At conventional dinner theaters, the plays chosen tend to be The Musical, or other Lowest Common Denominator crowd-pleasing fare. Another take comes in the form of original spectacles in custom-built arenas designed to entertain family crowds, such as the Real Life Medieval Times chain. A popular variation has been to mix dinner theater with LARP Murder Mystery theatre, where the audience takes part in the proceedings to solve the crime.

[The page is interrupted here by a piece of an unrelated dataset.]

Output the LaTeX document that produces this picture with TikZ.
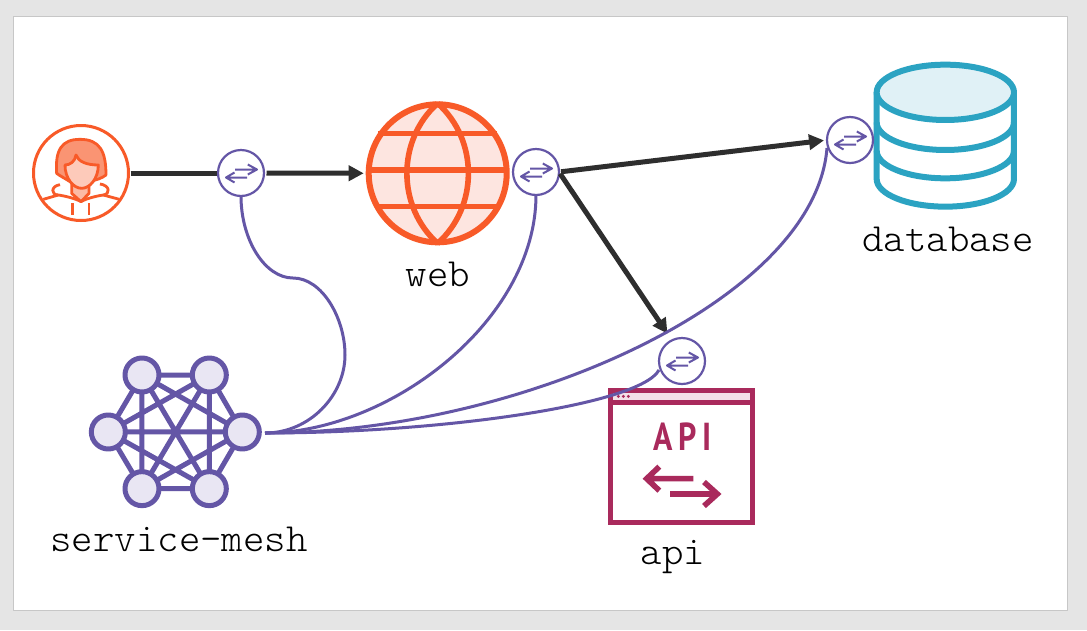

Alternatively, the show is set up as an event that encourages mingling between audience and actors, a concept pioneered by Tony 'n' Tina's Wedding in The Eighties.

In fiction, this is usually portrayed as the lowest job an actor can get.

Examples of Dinner Theatre include:

Film

  • Soap Dish has Kevin Kline's washed-up character performing Death of a Salesman at a Dinner Theatre. [1]
  • At the beginning of Shrek the Third, Prince Charming is reduced to performing dinner theater to an unappreciative audience who cheer Shrek (who is supposed to be the villain in the play) instead of him.
  • The film Auto Focus recreates Bob Crane having to make do with these kind of theatre roles to make ends meet, after Hogan's Heroes ends.
  • The Cable Guy takes his increasingly reluctant buddy to an outpost of Medieval Times and they wind up duking it out Star Trek style in the arena itself.

Western Animation

    • Krusty The Klown also appeared in King Lear at the Springfield Dinner Theatre. Homer, a restaurant critic at the time, thought the food wasn't near so hammy as the acting. (It didn't help that Krusty didn't know it was a tragedy.)
    • The family also went to a magic-themed dinner theater.
  • Dan Vs.. has an episode called "Dan Vs. Ye Olde Shakespeare Dinner Theatre".